At the book's heart is the relationship of troubled young Ruth and her aging, senile mother, LuLing. Ruth suffers annual bouts of voicelessness from laryngitis and finds it difficult, even when she can speak, to express herself. Her mother's declining health draws Ruth deeper into a world of fear and curses and ghosts and suicidal wishes, all laced with sadly comic moments, such as when LuLing tries to scramble eggs still in their shells.
But LuLing is lucid enough to have committed to paper her tortured and secret history back in China. There was Precious Auntie, her nursemaid, who lost the ability to speak when her vocal cords were damaged in a fire. She and LuLing could communicate nonetheless until the rupture that leads to Precious Auntie's suicide and the family's decision to cast out LuLing. That story is told against the backdrop of a Chinese excavation campaign to recover the bones of Peking Man.
In Tan's original version, there was no grand excavation, nor did Ruth suffer from muteness. Tan stripped Ruth of her voice after her mother's death. It would become the character's defining feature.
Ruth worries and anticipates trouble. She pumps her brakes before she sets off in the car, just to check. She has nightmares.
Ruth is Tan, really. For several years after the 1976 murder of her roommate at Berkeley, Tan lost her voice on the day of the homicide her own birthday.
Tan says the voicelessness she discovered in her mother upon her death an entire life unexpressed became a driving theme of the book because it had been real in her own life, the life of her mother, even her grandmother.
"The muteness, I realized, was interesting my muteness, the horror of not being able to speak about something that really bothers you." Such as the fact that she never told her mother about the molestation.

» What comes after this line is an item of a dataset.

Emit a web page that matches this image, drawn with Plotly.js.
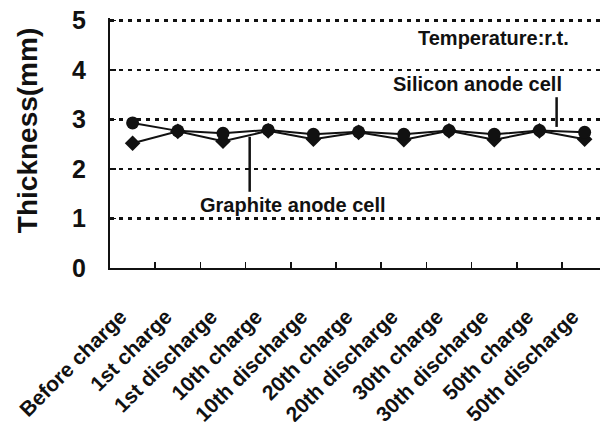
<!DOCTYPE html>
<html>
<head>
<meta charset="utf-8">
<script src="https://cdn.plot.ly/plotly-3.0.1.min.js"></script>
<style>html,body{margin:0;padding:0;background:#fff;}#chart{width:600px;height:422px;}</style>
</head>
<body>
<div id="chart"></div>
<script>
// Cell thickness at each stage of cycling
const stages = ["Before charge", "1st charge", "1st discharge", "10th charge", "10th discharge",
  "20th charge", "20th discharge", "30th charge", "30th discharge", "50th charge", "50th discharge"];
const siliconThickness = [2.93, 2.77, 2.72, 2.79, 2.70, 2.75, 2.70, 2.78, 2.70, 2.78, 2.74];
const graphiteThickness = [2.52, 2.76, 2.56, 2.77, 2.60, 2.74, 2.59, 2.77, 2.59, 2.77, 2.60];
const yTicks = [0, 1, 2, 3, 4, 5];

const FONT = "Liberation Sans, Arial, sans-serif";

const traces = [
  {
    x: stages, y: graphiteThickness, type: "scatter", mode: "lines+markers",
    name: "Graphite anode cell",
    line: {color: "#111", width: 2},
    marker: {symbol: "diamond", size: 12, color: "#111"}
  },
  {
    x: stages, y: siliconThickness, type: "scatter", mode: "lines+markers",
    name: "Silicon anode cell",
    line: {color: "#111", width: 2},
    marker: {symbol: "circle", size: 13, color: "#111"}
  }
];

const layout = {
  width: 600, height: 422,
  margin: {l: 110, r: 0, t: 18, b: 154},
  paper_bgcolor: "#fff", plot_bgcolor: "#fff",
  showlegend: false,
  font: {family: FONT, color: "#111"},
  xaxis: {
    type: "category",
    range: [-0.5, 10.34],
    showline: true, linecolor: "#111", linewidth: 2,
    ticks: "inside", ticklen: 6, tickwidth: 1.5, tickcolor: "#111",
    tickson: "boundaries",
    showgrid: false, zeroline: false,
    tickangle: -45,
    ticklabelstandoff: 26,
    ticklabelshift: -12,
    tickfont: {family: FONT, size: 21, color: "#111", weight: "bold"}
  },
  yaxis: {
    range: [0, 5.05],
    tickvals: yTicks,
    showline: true, linecolor: "#111", linewidth: 2,
    ticks: "inside", ticklen: 6, tickwidth: 1.5, tickcolor: "#111",
    showgrid: true, gridcolor: "#111", gridwidth: 2.5, griddash: "4px,5px",
    zeroline: false,
    ticklabelstandoff: 17,
    tickfont: {family: FONT, size: 25, color: "#111", weight: "bold"}
  },
  shapes: [
    {type: "line", xref: "x", yref: "y", x0: 9.38, x1: 9.38, y0: 3.45, y1: 2.85,
      line: {color: "#111", width: 2.5}},
    {type: "line", xref: "x", yref: "y", x0: 2.59, x1: 2.59, y0: 2.65, y1: 1.54,
      line: {color: "#111", width: 2.5}}
  ],
  annotations: [
    {text: "Thickness(mm)", xref: "paper", yref: "paper", x: -0.168, y: 0.55,
      xanchor: "center", yanchor: "middle", textangle: -90, showarrow: false,
      font: {family: FONT, size: 28, color: "#111", weight: "bold"}},
    {text: "Temperature:r.t.", xref: "x", yref: "y", x: 7.99, y: 4.65, showarrow: false,
      font: {family: FONT, size: 20, color: "#111", weight: "bold"}},
    {text: "Silicon anode cell", xref: "x", yref: "y", x: 7.64, y: 3.72, showarrow: false,
      font: {family: FONT, size: 20, color: "#111", weight: "bold"}},
    {text: "Graphite anode cell", xref: "x", yref: "y", x: 3.55, y: 1.27, showarrow: false,
      font: {family: FONT, size: 20, color: "#111", weight: "bold"}}
  ]
};

Plotly.newPlot("chart", traces, layout, {staticPlot: true, displayModeBar: false});
</script>
</body>
</html>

"Then her mother, who's quite garrulous in ways but unable to say exactly why she has this sense of danger in her life, why she has this feeling that they're cursed. ... Precious Auntie not being able to say who she is and also not being able, literally, to speak because her vocal cords are damaged.
"It was a book I think I had to write because I was losing my mother. These were things that were very much part of our relationship. Not so much that I wanted to share it with the world. My reasons for writing have to do with the moment I'm writing something and then I'm finding something out and by putting it in a fictional context I can come closer to the truth."
Tan says she writes what she knows. Of families and secrets and difficult love. That she is Chinese American means her characters and their milieu will be, too.
Some critics have suggested she reduces her ethnicity to a kind of Chinese kitsch. Others deride her for not putting forth a more progressive image of the Chinese American.
Those are people, says Tan, "who claim there's a particular way to be an authentic Chinese American, that you're not supposed to hark back, for example, to anything in the past because that is perpetuating stereotypes; that you cannot portray men in a negative way because that's giving in to those white-man demons who want to crush us; that you have to write negatively about white mainstream people or if you appeal to the white mainstream you have sold out.
"That's why it's kind of frustrating when people think that what I'm writing is a sociological piece on Chinese culture. I mean, I'm writing about the weirdest family in the world, in my opinion, which is mine. I'm not trying to say this is anybody else's family."
And if someone thinks it's ethnic kitsch, then "my mother is kitsch, my grandmother is kitsch. These are things that are relevant to me and I'm not going to follow anybody else's impulse. ... It's the same thrust in literature that happened in the Cultural Revolution in China, that literature had to be in service of an ideology."
"I'm writing for myself," Tan says. "And I always imagine my grandmother listening some version of my mother, some version of my grandmother."